> [WHAT IS NEEDED]
Will you output all of the data below exactly, omitting the images?

> [GIVEN MATERIAL]
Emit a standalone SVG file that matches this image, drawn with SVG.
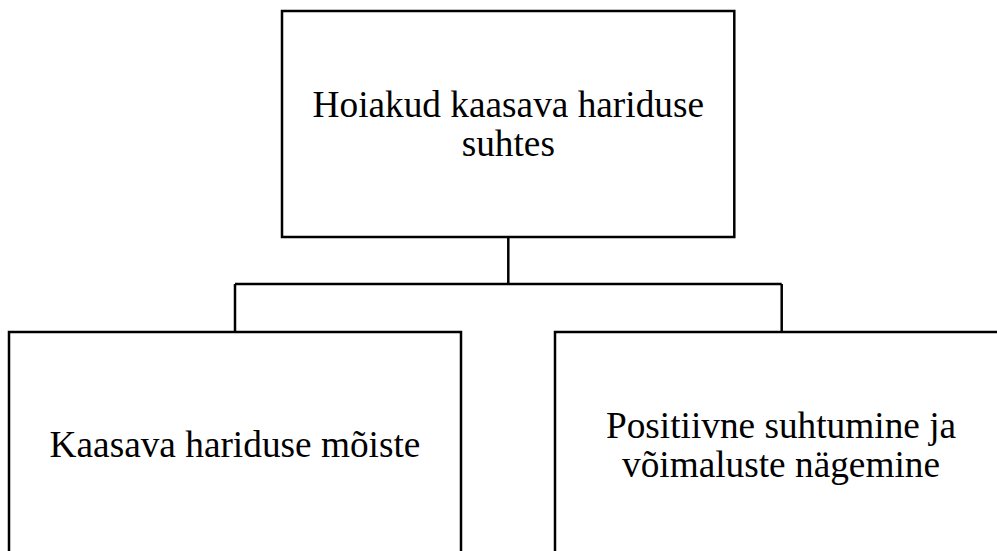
<svg xmlns="http://www.w3.org/2000/svg" width="997" height="551" viewBox="0 0 997 551">
  <style>
    .box { fill: #ffffff; stroke: #000000; stroke-width: 2.5; }
    .link { fill: none; stroke: #000000; stroke-width: 2.5; }
    .label { font-family: "Liberation Serif", "Times New Roman", serif; font-size: 37.3px; fill: #000000; text-anchor: middle; }
  </style>
  <rect x="0" y="0" width="997" height="551" fill="#ffffff"/>
  <g id="connectors">
    <path class="link" d="M508.3,237 V284 M235,284 H781.7 M235,284 V332 M781.7,284 V332"/>
  </g>
  <g id="node-root">
    <rect class="box" x="282" y="11" width="452.3" height="226"/>
    <text class="label" x="508.3" y="116.7">Hoiakud kaasava hariduse</text>
    <text class="label" x="508.3" y="155.7">suhtes</text>
  </g>
  <g id="node-left">
    <rect class="box" x="9" y="332" width="452" height="226"/>
    <text class="label" x="235" y="456.7">Kaasava hariduse mõiste</text>
  </g>
  <g id="node-right">
    <rect class="box" x="555" y="332" width="452" height="226"/>
    <text class="label" x="781" y="438.3">Positiivne suhtumine ja</text>
    <text class="label" x="781" y="476.7">võimaluste nägemine</text>
  </g>
</svg>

> [ANSWER BELOW]
Emit a standalone SVG file that matches this image, drawn with SVG.
<svg xmlns="http://www.w3.org/2000/svg" width="997" height="551" viewBox="0 0 997 551">
  <style>
    .box { fill: #ffffff; stroke: #000000; stroke-width: 2.5; }
    .link { fill: none; stroke: #000000; stroke-width: 2.5; }
    .label { font-family: "Liberation Serif", "Times New Roman", serif; font-size: 37.3px; fill: #000000; text-anchor: middle; }
  </style>
  <rect x="0" y="0" width="997" height="551" fill="#ffffff"/>
  <g id="connectors">
    <path class="link" d="M508.3,237 V284 M235,284 H781.7 M235,284 V332 M781.7,284 V332"/>
  </g>
  <g id="node-root">
    <rect class="box" x="282" y="11" width="452.3" height="226"/>
    <text class="label" x="508.3" y="116.7">Hoiakud kaasava hariduse</text>
    <text class="label" x="508.3" y="155.7">suhtes</text>
  </g>
  <g id="node-left">
    <rect class="box" x="9" y="332" width="452" height="226"/>
    <text class="label" x="235" y="456.7">Kaasava hariduse mõiste</text>
  </g>
  <g id="node-right">
    <rect class="box" x="555" y="332" width="452" height="226"/>
    <text class="label" x="781" y="438.3">Positiivne suhtumine ja</text>
    <text class="label" x="781" y="476.7">võimaluste nägemine</text>
  </g>
</svg>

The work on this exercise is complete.